In his budget revision speech, Finance Minister Tendai Biti said the government was unable to increase monthly allowances paid to civil servants from the current $100 — a move that would have helped build confidence in the new leadership.

"The outlook of our economic situation is still grim, but I have no doubt that we will be able to achieve the turnaround we require," he said.

Less revenue will mean the government will take longer to restore services, supply dilapidated hospitals with medical supplies, rebuild schools and improve the infrastructure.

Biti said Mugabe would launch a short-term economic recovery plan on Thursday, focusing on the humanitarian crisis and agriculture, manufacturing and mining.

It will also promote democratic, constitutional reforms and greater media and other freedoms demanded by Western powers crucial to Zimbabwe’s rebuilding.

DONORS WAITING

Once prosperous Zimbabwe is in dire need of Western donors, who want the creation of a democratic government and economic reforms before pouring cash in.
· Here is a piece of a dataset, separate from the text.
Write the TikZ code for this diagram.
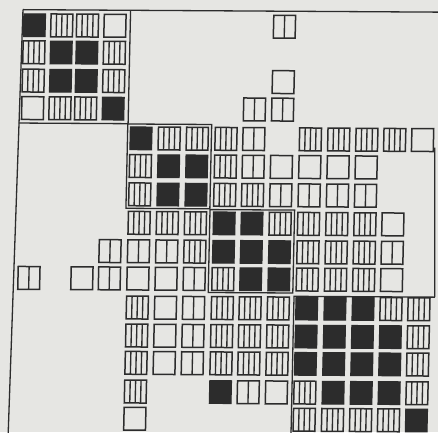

Biti told parliament he would not be changing inflation and growth targets given in an initial budget drawn up before the power-sharing government was installed in February.

The initial budget forecasted 2 percent economic growth in 2009. Biti cut the 2009 budget revenue estimate to $1 billion from $1.7 billion, as well as spending by the same margin.

Biti said government revenue had come in at $25 million in February and $30 million in March, against projections of $140 million per month because taxes were low in an economy where unemployment is high and businesses have collapsed.

"We are embarking on the basic law of cash budgeting. No ministry or public agency or parastatal should expect to spend beyond what we have collected," said Biti.

Lawmaker Tapiwa Mashakada, deputy secretary general of Tsvangirai’s MDC, underlined the huge challenges facing the government in a speech to parliament.

"This budget is being presented at a time when the room to manoeuvre is very limited since there is no external budgetary support," he said.

"I just want to caution on the issue of a cash budget, which will continue to seize this government. My fear is that it’s cash in and cash out which, in practice, is not possible."